Met die gedachte in zijn achterhoofd deed hij het volgende. Zijn voorganger, farao Apriës, had een hele lange en knappe dochter, enig overgebleven familielid en Nitētis geheten. Amasis gaf dat kind mooie kleren en gouden sieraden om aan te trekken en zond haar naar Perzië, alsof het zijn eigen dochter was. Toen Kambyses haar bij een begroeting aansprak met de naam van haar ‘vader’,[4] zei het kind tegen hem: “Koning, u hebt niet door dat u door Amasis voor de gek bent gehouden. Hij heeft me met juwelen behangen en naar u gestuurd en gedaan alsof hij zijn eigen dochter afstond. In werkelijkheid ben ik dochter van Apriës, zijn eigen heer die hij met hulp van Egyptenaren heeft afgezet en vermoord.”[5]

Deze woorden (en de beschuldiging die ze impliceerden) riepen grote woede op bij Kambyses,[6] zoon van Kyros, en deden hem oprukken tegen Egypte. Dat is de versie die de Perzen vertellen.

Kassandane

[2] De Egyptenaren echter maken Kambyses tot één van hen. Ze beweren immers dat híj een kind is van die docher van Apriës, want het was Kyros die om de dochter gezanten naar Amasis stuurde, niet Kambyses. Wat zij beweren, is niet juist. Het kan hen echt niet ontgaan zijn (als er al mensen zijn die bekend zijn met de Perzische gebruiken, dan zijn dat de Egyptenaren wel) dat op de eerste plaats het bij de Perzen niet gebruikelijk is dat een onecht kind koning wordt, wanneer er een wettige zoon is, en bovendien dat Kambyses zoon was van Kassandane, dochter van Farnaspes uit het huis van de Achaimeniden, en niet van een Egyptische. Ze verdraaien het verhaal, omdat zij zich graag voordoen als verwanten van de familie van Kyros.

Zo zit het echt.[7]

Kambyses’ gelofte

[3] Ze vertellen ook het volgende verhaal, dat mij ongeloofwaardig klinkt. Een Perzische vrouw bracht een bezoek aan de vrouwen van Kyros en was, toen zij naast Kassandane knappe en lange kinderen zag staan, een en al bewondering en zeer lovend.

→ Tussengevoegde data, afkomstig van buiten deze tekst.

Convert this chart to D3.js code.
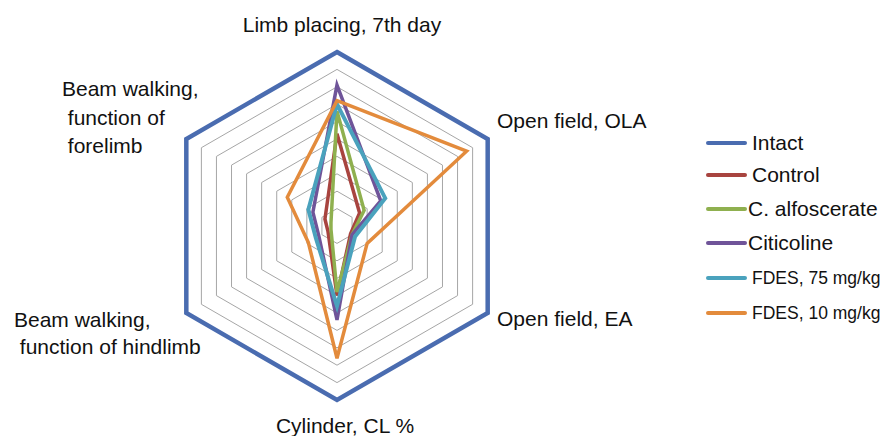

Kassandane echter, Kyros’ echtgenote, zei het volgende: “Kyros veracht mij als moeder van zulke kinderen, maar adoreert de vrouw die hij uit Egypte heeft gehaald.” Zij sprak die woorden uit ergernis om Nitētis, maar Kambyses, de oudste zoon, zei tegen haar: “Moeder, wanneer ik volwassen man ben geworden, zal ik Egypte werkelijk helemaal ondersteboven keren.”

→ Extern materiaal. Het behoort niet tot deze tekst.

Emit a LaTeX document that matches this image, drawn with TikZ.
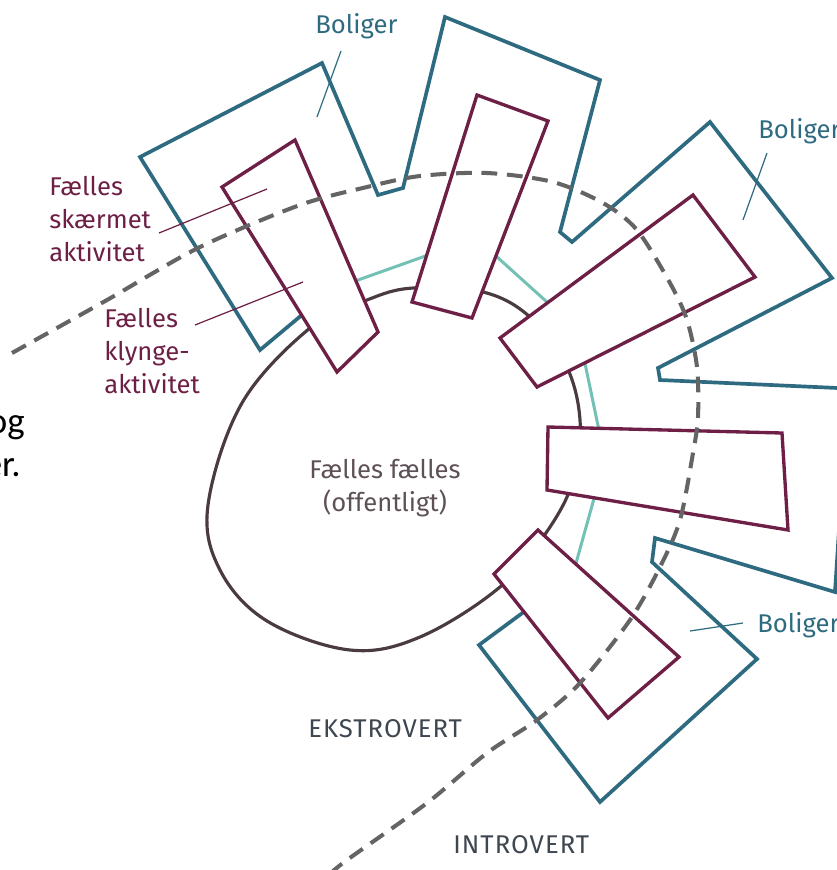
\documentclass[tikz,border=0pt]{standalone}
\usepackage{fontspec}
\setmainfont{Fira Sans}
\newfontfamily\bodyfont{Carlito}
\definecolor{boligblue}{HTML}{2E6B80}
\definecolor{fellespurple}{HTML}{6D1F45}
\definecolor{ringteal}{HTML}{72C1B4}
\definecolor{eggbrown}{HTML}{4A3B41}
\definecolor{dashgrey}{HTML}{646464}
\definecolor{offgrey}{HTML}{5E5057}
\definecolor{vertgrey}{HTML}{3E4650}
\tikzset{
    bolig/.style={draw=boligblue, line width=2.1pt, line join=miter},
    fellesbox/.style={draw=fellespurple, fill=white, line width=1.9pt, line join=miter},
    boliglbl/.style={text=boligblue, inner sep=0pt, anchor=base west},
    felleslbl/.style={text=fellespurple, inner sep=0pt, anchor=north west, align=left},
    vertlbl/.style={text=vertgrey, inner sep=0pt, anchor=base west, font=\fontsize{14.6}{18.7}\selectfont\addfontfeature{LetterSpace=4}},
    leaderblue/.style={draw=boligblue, line width=0.7pt},
    leaderpurple/.style={draw=fellespurple, line width=0.7pt},
}
\newcommand{\Egg}{
    \draw[eggbrown, line width=1.8pt] plot[smooth cycle, tension=0.6] coordinates {
        (413,288) (483,292) (530,317) (566,365) (580,420) (574,478) (548,530)
        (500,587) (420,637) (350,650) (267,621) (220,570) (208,505)
        (242,403) (310,328) (367,300)};
}

\begin{document}
\begin{tikzpicture}[x=0.02cm, y=-0.02cm, font=\fontsize{14.6}{18.7}\selectfont]
    \useasboundingbox (0,0) rectangle (837,870);
    \clip (0,0) rectangle (837,870);

    % ring and egg behind the boxes
    \draw[ringteal, line width=1.7pt] (330,290) -- (476,238) -- (578,330) -- (605,459) -- (568,592);
    \Egg

    % boliger outline, running out at the right edge
    \draw[bolig] (315,304) -- (260,350) -- (140,157) -- (322,63) -- (378,195) -- (403,188)
        -- (445,17) -- (600,80) -- (560,232) -- (572,242) -- (710,122) -- (832,278)
        -- (658,368) -- (660,380) -- (860,389);
    \draw[bolig] (839,530) -- (835,592)
        -- (655,538) -- (652,562) -- (757,659) -- (600,802) -- (479,645) -- (540,600);

    % faelles boxes
    \draw[fellesbox] (222,187) -- (295,140) -- (378,332) -- (337,372) -- cycle;
    \draw[fellesbox] (477,95) -- (548,121) -- (472,318) -- (412,302) -- cycle;
    \draw[fellesbox] (693,195) -- (755,277) -- (537,387) -- (500,338) -- cycle;
    \draw[fellesbox] (548,427) -- (782,433) -- (788,530) -- (547,490) -- cycle;
    \draw[fellesbox] (538,530) -- (679,657) -- (608,718) -- (494,574) -- cycle;

    % ekstrovert / introvert border
    \draw[dashgrey, line width=2.3pt, dash pattern=on 9pt off 5.5pt] plot[smooth] coordinates {
        (12,353) (107,300) (200,247) (300,205) (367,187) (420,176) (487,173)
        (553,182) (603,203) (637,230) (670,283) (687,320) (697,367) (698,417)
        (693,453) (680,520) (660,567) (630,620) (580,683) (537,720) (487,753)
        (427,803) (347,860) (330,874)};

    % labels
    \node[boliglbl] (bolA) at (315,33) {Boliger};
    \node[boliglbl] (bolB) at (758,138) {Boliger};
    \node[boliglbl] (bolC) at (757,632) {Boliger};
    \coordinate (bolA-from) at (341,51);
    \coordinate (bolA-to) at (317,117);
    \coordinate (bolB-from) at (767,153);
    \coordinate (bolB-to) at (743,220);
    \coordinate (bolC-from) at (743,623);
    \coordinate (bolC-to) at (690,631);
    \draw[leaderblue] (bolA-from) -- (bolA-to);
    \draw[leaderblue] (bolB-from) -- (bolB-to);
    \draw[leaderblue] (bolC-from) -- (bolC-to);

    \node[felleslbl] (skaermet) at (49,176) {Fælles\\skærmet\\aktivitet};
    \node[felleslbl] (klynge) at (104,308) {Fælles\\klynge-\\aktivitet};
    \coordinate (skaermet-from) at (159,233);
    \coordinate (skaermet-to) at (267,189);
    \coordinate (klynge-from) at (195,325);
    \coordinate (klynge-to) at (303,282);
    \draw[leaderpurple] (skaermet-from) -- (skaermet-to);
    \draw[leaderpurple] (klynge-from) -- (klynge-to);

    \node[text=offgrey, inner sep=0pt, anchor=north, align=center] (offentligt) at (385,459)
        {Fælles fælles\\(offentligt)};
    \node[vertlbl] (ekstro) at (308,737) {EKSTROVERT};
    \node[vertlbl] (intro) at (453,853) {INTROVERT};

    \node[inner sep=0pt, anchor=base east, font=\bodyfont\fontsize{21}{24}\selectfont] (og) at (25,433) {og};
    \node[inner sep=0pt, anchor=base east, font=\bodyfont\fontsize{21}{24}\selectfont] (er) at (21,476) {er.};
\end{tikzpicture}
\end{document}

Die woorden sprak hij uit, toen hij ongeveer tien jaar oud was, en wekten bij de vrouwen verbazing. Zo kwam het dat hij, toen hij volwassen was geworden en het koningschap in handen had gekregen, met die woorden in z’n achterhoofd[8] aan zijn militaire expeditie tegen Egypte begon.


[1] De schrijver pakt de draad op van boek 2, hfdst. 1.

[2] De Egyptenaren waren beroemd om hun geneeskundige specialisten (vgl. boek 2, hfdst. 84); verderop worden chirurgen apart vermeld (zie hfdst. 129).

[3] Amasis’ dochter was uiteraard geen Perzische.

[4] Naar goed gebruik noemde hij haar volledige naam, incl. die van haar vader; blijkbaar was het tot Kambyses niet doorgedrongen dat die niet de familie van Amasis weergaf.

[5] Formeel is dit onjuist, want aanvankelijk werd Apriës door Amasis gespaard, maar later aan de bevolking uitgeleverd (zie boek 2, hfdst. 169).

[6] De toon is gezet: woedeuitbarstingen bij Kambyses vormen in het derde boek een rode draad door het verhaal over zijn onderwerping van Egypte.

[7] Problematisch blijft de opvatting van de schrijver wel, want Nitētis was al ouder, toen Amasis aan de macht kwam, en zal voor Kambyses geen interessante partner zijn geweest.

[8] In een kleine ringcompositie is het motief (aangekondigd in het begin van hfdst. 1) voor Kambyses’ invasie van Egypte nu uitgelegd.